Fox Fuse
- Company type: LLC
- Genre: soca, chutney, chutney soca, chutney parang, reggae, dancehall, parang, Bouyon music, Bouyon soca, hip-hop, pop
- Founded: 2007
- Founder: Rhona Fox
- Headquarters: Tampa, Florida, United States
- Area served: Worldwide
- Key people: Zack Cohen (CEO)
- Services: Digital Distribution of music, music marketing and music promotion / distribution of Promotional recordings
- Owner: Rhona Fox Zack Cohen
- Website: www.foxfuse.com

= Fox Fuse =

US music company

Fox Fuse is a digital music label for Caribbean music and is the largest label worldwide for soca and chutney music. Based in Tampa, Florida (previously in New York City), Fox Fuse has worked with clients such as Pitbull, Lil Jon and Shaggy, and has some of the performers and producers in Caribbean music exclusively-signed to its roster.

==Music label==
Fox Fuse entered the music distribution business in February 2012, releasing Trinidadian soca star Farmer Nappy's album 'You Make Me...Surrender.' Fox Fuse also released Farmer Nappy's hit album "Big People Party" in February 2014.

On February 17, 2015, Fox Fuse released its first executive-produced compilation titled 'Get Soca 2015,' which debuted at #3 on the Billboard's Reggae Albums chart and remained on the chart for seven consecutive weeks. 'Get Soca 2015' was also featured on the United States iTunes store homepage, during its week of release and it went on to peak at #3 on the United States iTunes store Reggae section Top Albums chart, #3 on the Canadian iTunes store World/Reggae Top Albums chart, and #10 on the United Kingdom iTunes store Reggae Top Albums chart.

In May 2015, Fox Fuse released 'Stand And Be Counted' by Trinidadian Gospel reggae star Positive, which debuted at #9 on Billboard Top Reggae Albums chart, a major accomplishment for Caribbean Gospel music.

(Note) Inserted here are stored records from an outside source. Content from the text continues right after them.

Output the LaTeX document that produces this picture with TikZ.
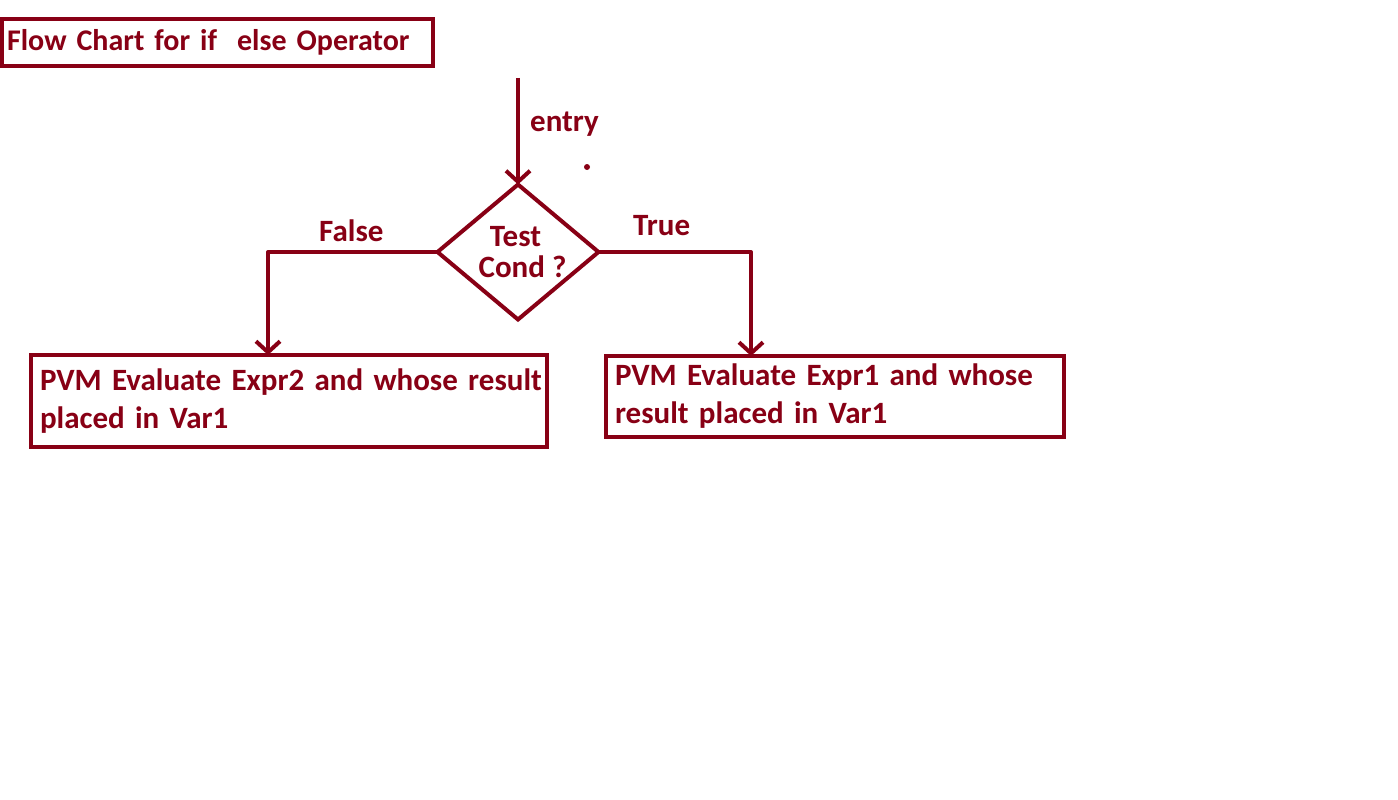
\documentclass[tikz,border=0pt]{standalone}
\usepackage{fontspec}
\setmainfont{Carlito}
\usetikzlibrary{shapes.geometric,arrows.meta}
\definecolor{dred}{RGB}{136,0,21}
\begin{document}
\begin{tikzpicture}[x=1pt,y=-1pt,
  txt/.style={text=dred, font=\bfseries\fontsize{31}{38}\selectfont},
  boxstyle/.style={txt, draw=dred, line width=4.5pt, rectangle, outer sep=0pt, align=left, anchor=north west, inner ysep=0pt},
  lbl/.style={txt, inner sep=0pt, anchor=base west},
  conn/.style={draw=dred, line width=4pt, line join=round, -{Straight Barb[length=11pt,width=24pt]}}]
\useasboundingbox[fill=white] (0,0) rectangle (1398,800);
\node[boxstyle, minimum width=431pt, minimum height=47pt, inner xsep=5pt, text width=421pt,
      font=\bfseries\fontsize{30}{34}\selectfont] (title) at (2,19) {Flow Chart for if\ \ else Operator};
\node[boxstyle, minimum width=516pt, minimum height=92pt, inner xsep=9pt, text width=498pt] (lbox) at (31,355)
  {\mbox{PVM Evaluate Expr2 and whose result}\\\mbox{placed in Var1}};
\node[boxstyle, minimum width=458pt, minimum height=81pt, inner xsep=9pt, text width=440pt] (rbox) at (606,356)
  {\mbox{PVM Evaluate Expr1 and whose}\\\mbox{result placed in Var1}};
\node[txt, diamond, draw=dred, line width=4pt, minimum width=161pt, minimum height=135pt, inner sep=0pt, outer sep=0pt,
      align=center, font=\bfseries\fontsize{31}{31}\selectfont] (dia) at (518,252)
  {\makebox[0pt]{\hspace{-5pt}Test}\\\makebox[0pt]{\hspace{9pt}Cond ?}};
\coordinate (entry) at (518,78);
\draw[conn] (entry) -- (dia.north);
\draw[conn] (dia.west) -| ([xshift=-21pt]lbox.north);
\draw[conn] (dia.east) -| ([xshift=-84pt]rbox.north);
\node[lbl] (lentry) at (530,131) {entry};
\node[lbl] (lfalse) at (319,241) {False};
\node[lbl] (ltrue) at (633,235) {True};
\fill[dred] (587,167) circle (3pt);
\end{tikzpicture}
\end{document}
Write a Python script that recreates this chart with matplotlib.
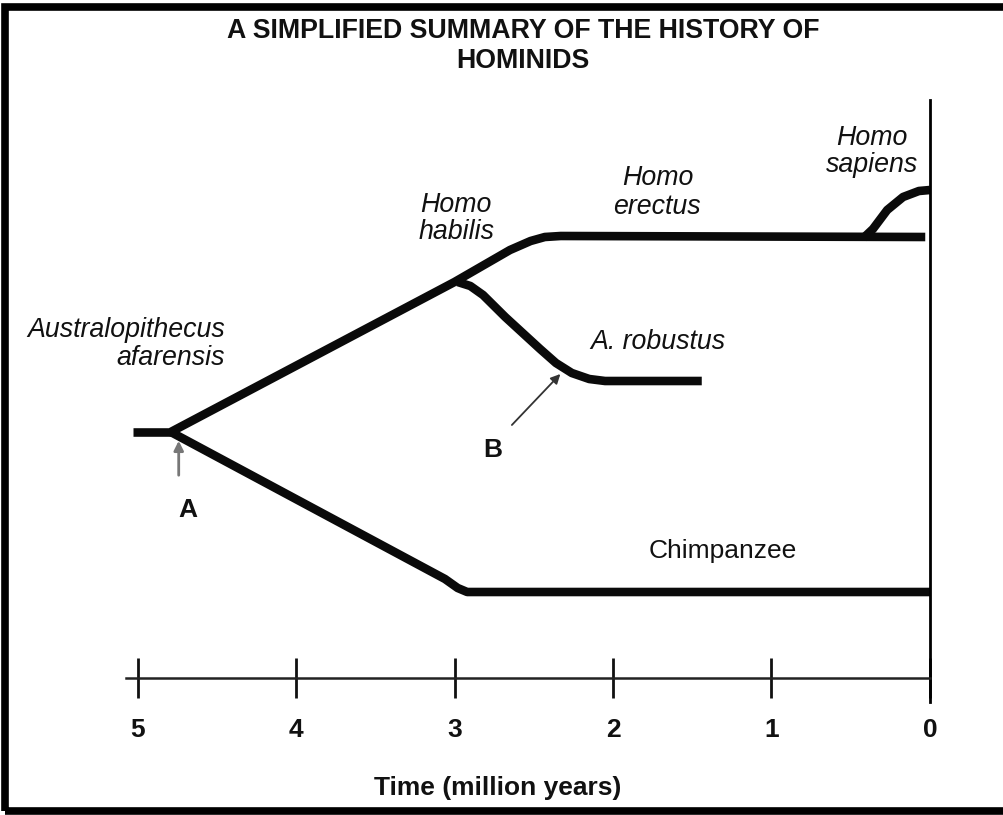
import matplotlib
matplotlib.use("Agg")
import matplotlib.pyplot as plt
from matplotlib.patches import Rectangle

plt.rcParams['font.family'] = ['Liberation Sans', 'DejaVu Sans']

# ---- data (x = million years ago, y = lineage level, arbitrary units) ----
stem_x = [5.03, 4.79]
stem_y = [3.83, 3.83]

homo_x = [4.79, 3.00, 2.65, 2.52, 2.43, 2.33, 0.03]
homo_y = [3.83, 5.33, 5.65, 5.74, 5.78, 5.79, 5.78]

robustus_x = [2.98, 2.90, 2.82, 2.68, 2.46, 2.36, 2.26, 2.15, 2.05, 1.44]
robustus_y = [5.33, 5.29, 5.20, 4.98, 4.66, 4.52, 4.42, 4.36, 4.34, 4.34]

sapiens_x = [0.42, 0.36, 0.27, 0.17, 0.07, 0.00]
sapiens_y = [5.77, 5.86, 6.05, 6.18, 6.24, 6.25]

chimp_x = [4.79, 3.06, 2.98, 2.92, 0.00]
chimp_y = [3.83, 2.36, 2.27, 2.23, 2.23]

time_ticks = [5, 4, 3, 2, 1, 0]
time_labels = ['5', '4', '3', '2', '1', '0']

title = "A SIMPLIFIED SUMMARY OF THE HISTORY OF\nHOMINIDS"
xlabel = "Time (million years)"

# ---- figure ----
fig = plt.figure(figsize=(10.04, 8.15), dpi=100)
ax = fig.add_axes([0, 0, 1, 1])
ax.set_xlim(930 / 158.5, -74 / 158.5)
ax.set_ylim(0, 8.15)

lw = 6.2
col = '#0a0a0a'
for xs, ys in [(stem_x, stem_y), (homo_x, homo_y), (robustus_x, robustus_y),
               (sapiens_x, sapiens_y), (chimp_x, chimp_y)]:
    ax.plot(xs, ys, color=col, lw=lw, solid_joinstyle='round', solid_capstyle='butt')

# time axis as bottom spine
for s in ['left', 'top']:
    ax.spines[s].set_visible(False)
ax.spines['bottom'].set_position(('data', 1.37))
ax.spines['bottom'].set_bounds(5.07, 0)
ax.spines['bottom'].set_linewidth(1.8)
ax.spines['bottom'].set_color('#222222')
ax.spines['right'].set_position(('data', 0))
ax.spines['right'].set_bounds(1.13, 7.15)
ax.spines['right'].set_linewidth(2.0)
ax.spines['right'].set_color('#000000')
ax.set_xticks(time_ticks)
ax.set_xticklabels(time_labels, fontsize=19, fontweight='bold')
ax.tick_params(axis='x', direction='inout', length=29, width=2.0, pad=14, colors='#111111')
ax.set_yticks([])

# labels
it = dict(fontsize=19.3, style='italic', color='#111111')
ax.text(4.448, 4.85, "Australopithecus", ha='right', va='center', **it)
ax.text(4.448, 4.57, "afarensis", ha='right', va='center', **it)
ax.text(2.99, 6.10, "Homo", ha='center', va='center', **it)
ax.text(2.99, 5.83, "habilis", ha='center', va='center', **it)
ax.text(1.72, 6.37, "Homo", ha='center', va='center', **it)
ax.text(1.72, 6.08, "erectus", ha='center', va='center', **it)
ax.text(2.145, 4.73, "A. robustus", ha='left', va='center', **it)
ax.text(0.366, 6.77, "Homo", ha='center', va='center', **it)
ax.text(0.366, 6.50, "sapiens", ha='center', va='center', **it)
ax.text(1.306, 2.64, "Chimpanzee", ha='center', va='center', fontsize=19, color='#111111')

ax.text(4.68, 3.05, "A", ha='center', va='center', fontsize=19, fontweight='bold', color='#111111')
ax.text(2.76, 3.65, "B", ha='center', va='center', fontsize=19, fontweight='bold', color='#111111')

ax.annotate("", xy=(4.74, 3.77), xytext=(4.74, 3.37),
            arrowprops=dict(arrowstyle='-|>', color='#777777', lw=2, mutation_scale=14))
ax.annotate("", xy=(2.32, 4.43), xytext=(2.65, 3.88),
            arrowprops=dict(arrowstyle='-|>', color='#333333', lw=1.3, mutation_scale=14))

ax.text(2.73, 0.27, xlabel, ha='center', va='center', fontsize=19, fontweight='bold', color='#111111')

fig.text(0.521, 1 - 46 / 815, title, ha='center', va='center', fontsize=19.3,
         fontweight='bold', linespacing=1.25, color='#111111')

# frame border (left, top, bottom visible)
fig.add_artist(Rectangle((0.0045, 0.005), 1.2, 0.9865, transform=fig.transFigure,
                         fill=False, lw=5.5, edgecolor='black', clip_on=False))

fig.savefig("out.png", dpi=100)
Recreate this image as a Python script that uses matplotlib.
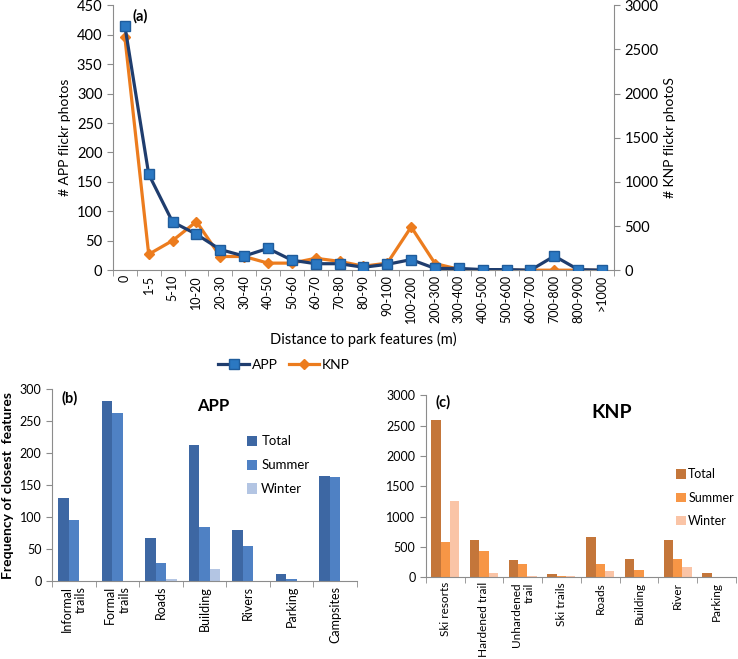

In July 2015, Billboard cited Fox Fuse as being the "world’s largest distributor of Cropover music." Fox Fuse released its second executive-produced compilation to celebrate the 2015 Cropover season, titled 'Fox Fuse Presents: Crop Over Soca 2015.'

In keeping with its mission statement of providing a powerful channel for quality Caribbean music to the global audience, according to its website, Fox Fuse has over 70 exclusively-signed label partners, which includes production houses, producers and artists. In August 2015, the Daily News (New York) stated that Fox Fuse "is currently the world’s largest music label for contemporary soca music."

==Artist management==
Fox Fuse delved into the artist management business in 2012 with Jamaican dancehall artist Stein.

==History==
Fox Fuse was founded in 2007 by Rhona Fox. The company made a name for itself as a media-marketing agency for Caribbean music, representing acts such as Shaggy, Gyptian, Richie Spice, Kevin Lyttle, Drupatee Ramgoonai, and Machel Montano. Fox Fuse has also represented concerts like Best of the Best in Miami in 2009 and 2010, working with acts such as Diddy, Flo Rida, Rick Ross and Nicki Minaj. Rhona Fox served as the official spokesperson for the concert for those two years. In 2012, Fox Fuse became a partnership when former VP Records licensing manager, Zack Cohen, joined the company and it evolved into a music label.